I was going to comment on this already, but even that's way too "fast" based on the accepted notion of time complexity in theoretical CS... abacus sort should technically be an exponential-time algorithm! (And yes, I disagree with the wikipedia article on this topic, which lists several "possible" time complexities, all of which I consider incorrect.)

The reason being that the accepted definition of time complexity in formal literature is standardized not based on the number of "things" in the input (numbers in a list, nodes in a graph, etc.), but on the length of the input string. This is a common pitfall when people reason about time complexity. Here's why this applies to abacus sort:

1. Abacus sort contains integers in its input string--and based on the conventions of formal time complexity, these can not be encoded in unary (if unary encodings were allowed, then several famous NP-Complete algorithms, e.g. bin packing, would have polynomial time solutions based on the length of their input)

2. The value of an integer is exponentially related to its length. For example, making a binary integer only one bit longer can double its value, making it two bits longer will quadruple its value, etc.

3. The input to a sorting algorithm like abacus sort is a list of numbers. Even if there are n numbers, the number of "beads" you need to simulate is exponentially proportional to the length of the longest single number.

4. Even if you think that the number of beads can be simulated with an infinite number of threads, or something, you'd still need to decode the (at least) binary input to a unary number of beads, which will take an exponentially-related amount of memory.

Of course, all this is not to say the algorithm isn't cool in practice, for numbers in ranges that reasonable people care about. It's similar to a weakly-NP-complete problem (https://en.wikipedia.org/wiki/Weak_NP-completeness) like integer bin packing, where the time complexity is dependent on the longest number and therefore technically exponential, but in practice solved for any reasonable ranges of values in polynomial time.

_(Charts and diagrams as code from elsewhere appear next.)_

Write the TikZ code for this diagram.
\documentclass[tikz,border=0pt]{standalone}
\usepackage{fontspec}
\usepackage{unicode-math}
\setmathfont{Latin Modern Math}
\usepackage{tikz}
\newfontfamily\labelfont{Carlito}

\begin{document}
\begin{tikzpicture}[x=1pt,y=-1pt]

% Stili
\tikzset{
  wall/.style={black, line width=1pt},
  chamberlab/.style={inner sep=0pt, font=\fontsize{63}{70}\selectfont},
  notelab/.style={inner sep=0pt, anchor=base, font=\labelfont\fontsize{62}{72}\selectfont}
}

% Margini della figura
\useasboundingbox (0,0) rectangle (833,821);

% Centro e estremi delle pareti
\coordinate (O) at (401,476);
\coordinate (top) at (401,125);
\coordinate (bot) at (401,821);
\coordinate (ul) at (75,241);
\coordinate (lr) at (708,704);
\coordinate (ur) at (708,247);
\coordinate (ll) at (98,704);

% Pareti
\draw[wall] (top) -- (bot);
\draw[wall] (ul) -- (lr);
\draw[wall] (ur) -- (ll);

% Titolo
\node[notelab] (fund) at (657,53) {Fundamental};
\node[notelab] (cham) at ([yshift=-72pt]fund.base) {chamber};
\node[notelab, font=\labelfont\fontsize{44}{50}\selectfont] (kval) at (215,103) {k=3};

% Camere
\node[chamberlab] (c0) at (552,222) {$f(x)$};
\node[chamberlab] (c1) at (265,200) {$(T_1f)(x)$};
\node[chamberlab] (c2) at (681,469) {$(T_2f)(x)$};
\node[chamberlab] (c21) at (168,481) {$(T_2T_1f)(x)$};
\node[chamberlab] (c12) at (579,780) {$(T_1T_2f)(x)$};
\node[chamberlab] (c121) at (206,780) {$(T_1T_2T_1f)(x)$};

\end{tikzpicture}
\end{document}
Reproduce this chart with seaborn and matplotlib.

Edit: By the way, this is why the naive prime-number-checking algorithm (check divisibility of a value v by all values up to sqrt(v) is not an efficient algorithm even though many people incorrectly think it's O(sqrt(n))!

It technically takes exponential time relative to the length of bits in the number, so it's basically useless for guaranteeing primality of something like a 4096-bit number.

> 3. The input to a sorting algorithm like abacus sort is a list of numbers. Even if there are n numbers, the number of "beads" you need to simulate is exponentially proportional to the length of the longest single number.

I think this is where we'd mismatch: I'd assume baked into the problem space is that you have N numbers to sort, they are each of size K where K is fixed and bounded. As a solution to "sort these N 16-bit ints, for some arbitrary N". It would be same problem space that can be solved in O(n) with bucket/counting sorts.

This is true, but note that the problem in general doesn't specify that the ints are only 16-bit. It's already well established that "linear time" sorting algorithms exist (e.g. radix sort) for numbers that are all a bounded size. However, the key is still that the length of each number must be bounded, because that ensures that the length of the input relates to the number of numbers in the list to be sorted, rather than to the length of the largest number. (The Wikipedia article on radix sort gets this right... Just not the one on abacus sort)
Yeah, it's O(N) in air and O(sqrt(N)) in a vacuum. The O(1) thing assumes all the beads move simultaneously in the same time unit, which isn't possible in practice of course.